Ironically, a good number of our international colleagues accused of antisemitism are themselves Jewish. For instance, well-known scholars such as Rebecca Ruth Gould, Nancy Fraser, Judith Butler, M Gessen, Gil Hochberg and Brian Klug have been attacked and/or censored, especially at German universities. These scholars have studied fascism, authoritarianism and genocidal processes for many years. The experiences of Palestinian and other scholars of colour, such as Achille Mbembe, are even worse.

Another one of the other members of the task force, Mirjam van Praag, co-signed a letter in major Dutch newspaper Het Parool last year claiming that ending cooperation with Israeli universities ‘intentionally or unintentionally, may lead to an association with antisemitism’. Apart from its ambiguity, this claim contradicts what many Jewish scholars and other experts, for example the signatories of the Jerusalem Declaration on Antisemitism advocate, namely to distinguish between ending formal cooperation with Israeli institutions of higher education complicit in atrocity crimes on the one hand, and antisemitism on the other. This is also a view that has since been confirmed by several third-party cooperation ethics committees, including Tilburg University, Erasmus University Rotterdam, the University of Amsterdam and Radboud University Nijmegen.

In the midst of this systematic weaponizing of antisemitism, there have been widespread and brutal suppressions of violence against Palestinian solidarity protestors in The Netherlands and elsewhere in European, fuelled by anti-Palestinian racism and ‘weaponising antisemitism for goals other than fighting antisemitism’, according to researcher Liz Fekete. The police response to campus-based protests in Amsterdam, which we witnessed firsthand, was particularly violent.

Academic Freedom

Fortunately, the importance of academic freedom is emphasized by many, as Senator Roovers motion for academic freedom has confirmed. However, we remain concerned that, as in other countries such as the USA and Germany, an antisemitism task force modelled along similar lines will fail to achieve its objectives.
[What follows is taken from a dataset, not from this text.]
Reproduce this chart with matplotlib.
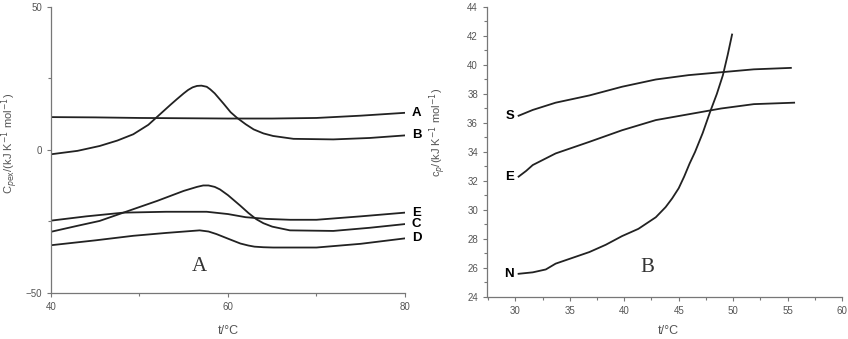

Moreover, we are concerned that by essentialising antisemitism as a form of hatred that deserves exceptional protection, and by focussing exclusively on Palestinian solidarity protests, this task force will further polarize the situation on university campuses, harm essential democratic freedoms, further securitise our university campuses where brutal clampdowns on student protests are becoming the norm. It may paradoxically also produce antisemitism.

Khalil’s especially awful experience confirms the dangers of further polarization through weaponizing Jewish safety and antisemitism, accompanied by a dehumanizing narrative of anti-Palestinian racism. Following his provisional release (still awaiting trial) and reunited with his wife and newborn child, Khalil was asked: ‘how does it feel to be free?’. Khalil responded:

I am trying to just comprehend that… the fact they put me in that place did not mean I was not free. I continued to advocate for Palestinians, for the immigrants who are left behind in that facility … this is what the government is doing, to dehumanize anyone who doesn’t agree with their position.